Sunday, 19 September 2010

Oh I do like to be beside the seaside…

[Originally written on 09/09/2010]

    Sitting in the 'Slow Motion' bar in the Beachside hotel, it dawns on me that coming to the beach may not always mean sea, sun and sand. It may also mean sackfuls of rain, refreshing bottles of Kingfisher beer and loud local construction workers drinking cheap rum from plastic bottles and debating loudly in Malayalam. Well, I'm sure that for most people a visit to the beach stick with the SSS option, but today, at Varkala beach an hour North of Kerala's capital city Trivandrum (see how quickly I gave up on learning to say its full name?), I don't have much choice in the matter. I could, I suppose, spend the afternoon in a nice air conditioned internet café, or in one of the beach bars popular with the Western tourists. But that wouldn't be fun.

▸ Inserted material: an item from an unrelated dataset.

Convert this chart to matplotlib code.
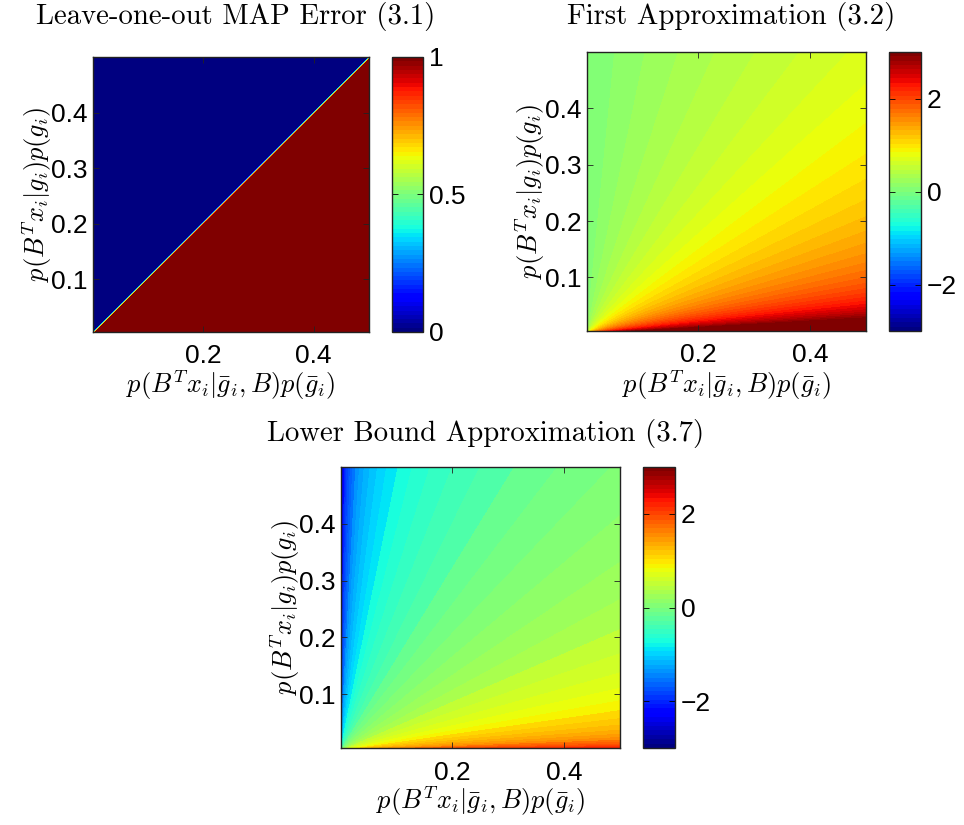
import numpy as np
import matplotlib
matplotlib.use("Agg")
import matplotlib.pyplot as plt
from matplotlib.colors import Normalize
from matplotlib.cm import ScalarMappable

plt.rcParams["mathtext.fontset"] = "cm"
plt.rcParams["font.family"] = ["Liberation Sans", "DejaVu Sans"]
plt.rcParams["axes.unicode_minus"] = True

# grid of the two weighted densities
x_start, y_start, p_stop = 0.001, 0.005, 0.5
n_grid_err, n_grid_approx = 100, 600
n_levels = 50

x_ticks = [0.2, 0.4]
y_ticks = [0.1, 0.2, 0.3, 0.4]
err_ticks = [0, 0.5, 1]
err_ticklabels = ["0", "0.5", "1"]
approx_ticks = [-2, 0, 2]
err_clim = (0, 1)
approx_clim = (-3, 3)

titles = ["Leave-one-out MAP Error (3.1)",
          "First Approximation (3.2)",
          "Lower Bound Approximation (3.7)"]
xlabel = r"$p(B^Tx_i|\bar{g}_i,B)p(\bar{g}_i)$"
ylabel = r"$p(B^Tx_i|g_i)p(g_i)$"


def grid(n):
    return np.meshgrid(np.linspace(x_start, p_stop, n),
                       np.linspace(y_start, p_stop, n))


Xe, Ye = grid(n_grid_err)
Z_err = (Xe > Ye).astype(float)

Xa, Ya = grid(n_grid_approx)
ratio = Xa / Ya
Z_first = np.log1p(ratio)
Z_lower = 0.5 * np.log(ratio)

W, H = 964, 825
fig = plt.figure(figsize=(W / 100, H / 100), dpi=100)
cmap = plt.get_cmap("jet", 64)
FS = 19
TITLE_FS = 20.7


def rect(l, t, r, b):
    return [l / W, 1 - b / H, (r - l) / W, (b - t) / H]


def style(ax):
    ax.tick_params(direction="in", length=4, width=0.6, top=True, right=True,
                   labelsize=FS, colors="#222222", labelcolor="black")
    for s in ax.spines.values():
        s.set_linewidth(1.0)
        s.set_color("#222222")


def panel(ax_box, cb_box, X, Y, Z, clim, levels, cticks, cticklabels, title,
          title_y, xlab_y, ylab_x):
    ax = fig.add_axes(rect(*ax_box))
    norm = Normalize(*clim)
    ax.contourf(X, Y, Z, levels=levels, cmap=cmap, norm=norm)
    ax.set_xlim(x_start, p_stop)
    ax.set_ylim(y_start, p_stop)
    ax.set_xticks(x_ticks)
    ax.set_yticks(y_ticks)
    ax.set_xticklabels([f"{t:g}" for t in x_ticks])
    ax.set_yticklabels([f"{t:g}" for t in y_ticks])
    style(ax)
    ax.tick_params(axis="x", pad=9)
    ax.tick_params(axis="y", pad=4)

    cax = fig.add_axes(rect(*cb_box))
    cb = fig.colorbar(ScalarMappable(norm=norm, cmap=cmap), cax=cax)
    cb.set_ticks(cticks)
    if cticklabels is not None:
        cb.set_ticklabels(cticklabels)
    cb.outline.set_linewidth(1.0)
    cb.outline.set_edgecolor("#222222")
    cax.tick_params(direction="in", length=4, width=0.6, left=True, right=True,
                    labelsize=FS, pad=4)

    cx = (ax_box[0] + ax_box[2]) / 2
    cy = (ax_box[1] + ax_box[3]) / 2
    fig.text((cx + 5) / W, 1 - title_y / H, title, ha="center", va="center",
             family="cmr10", size=TITLE_FS)
    fig.text(cx / W, 1 - xlab_y / H, xlabel, ha="center", va="center", size=FS)
    fig.text(ylab_x / W, 1 - cy / H, ylabel, ha="center", va="center",
             rotation=90, size=FS)
    return ax


panel((93, 57, 369, 332), (392, 57, 423, 332), Xe, Ye, Z_err, err_clim,
      np.linspace(0, 1, n_levels), err_ticks, err_ticklabels, titles[0],
      16, 385, 37)
panel((587, 52, 866, 331), (889, 52, 921, 331), Xa, Ya, Z_first, approx_clim,
      np.linspace(Z_first.min(), Z_first.max(), n_levels), approx_ticks, None,
      titles[1], 16, 385, 530)
panel((341, 467, 620, 748), (643, 467, 675, 748), Xa, Ya, Z_lower, approx_clim,
      np.linspace(Z_lower.min(), Z_lower.max(), n_levels), approx_ticks, None,
      titles[2], 433, 801, 285)

fig.savefig("out.png", dpi=100)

I can do that in Blackpool, albeit with a few less coconut palms dotting the horizon.

    Truth be told, I had no idea how local and lively the Slow Motion would be. From the outside it looked like any other hotel bar, one I expected to be either empty or full of drunken gap year students out to 'find themselves' in the wilds of India. I suppose I just got lucky, depending on whose perspective you're looking from. But the sight of the raucous and shoeless construction workers is surely a good thing, at least when it comes to beer prices. I'll let you know after a few more…

    The bars tinted windows make the sea outside look perpetually gloomy; overcast at best (when its a scorchingly beautiful day outside) to a raging galestorm at worst (when its drizzling a bit). I'd hate to actually see it when there's a gale blowing angrily across the beach outside, plucking parasols and dogs up into the air, and depositing them with abandon all along the stunning coastline which stretches out before me. I'd think I'd accidentally fallen into Milton's Paradise Lost, or into a Radiohead album. The train up to Varkala was long and languorous, its casual winding along the trainline through sleepy Keralan villages lulled me into a false sense of security, as did the weather, which maintained its sunny disposition all the way to Varkala train station, only revealing its true, callous nature upon my arrival to the beach in an outrageously overpriced autorickshaw. I should have smelled a rat, or some other Indian-related creature. Actually, a rat will do fine for that analogy when I bear in mind the number of rats I saw scuttling under one section of a stopped train while waiting for mine at Trivandrum Central Railway Station.

However, I will never let something as fickle and overly-emotional as the weather to get in the way of enjoying what is my final day in the Indian Subcontinent. A sad day, to greatly understate my feelings, but one that is also full of happy memories. Memories of sipping milky tea and eating ginger biscuits in Mumbai's 'British footprint' Café Kyani; of trudging through the mess and rain through the Dharavi slum and encountering friendly smiling people going about their everyday lives; of pretending to be a Kulta-kung-fu master. Mumbai was madness and passion and joy and daily sadness; Kerala is a riot of greens, quiet, warming, home to friends and happy evenings. My Indian adventures are over, but only for the moment.

So, as I sit here reading the wonderful Stuart Maconie's 'Pies and Prejudice' and drinking beer at 1 o'clock in the afternoon, I realise this may not be everyone's idea of a great day out at the beach, but it certainly makes me happy. I might even be tempted to go feel the sand under my toes if the rain stops. But probably not.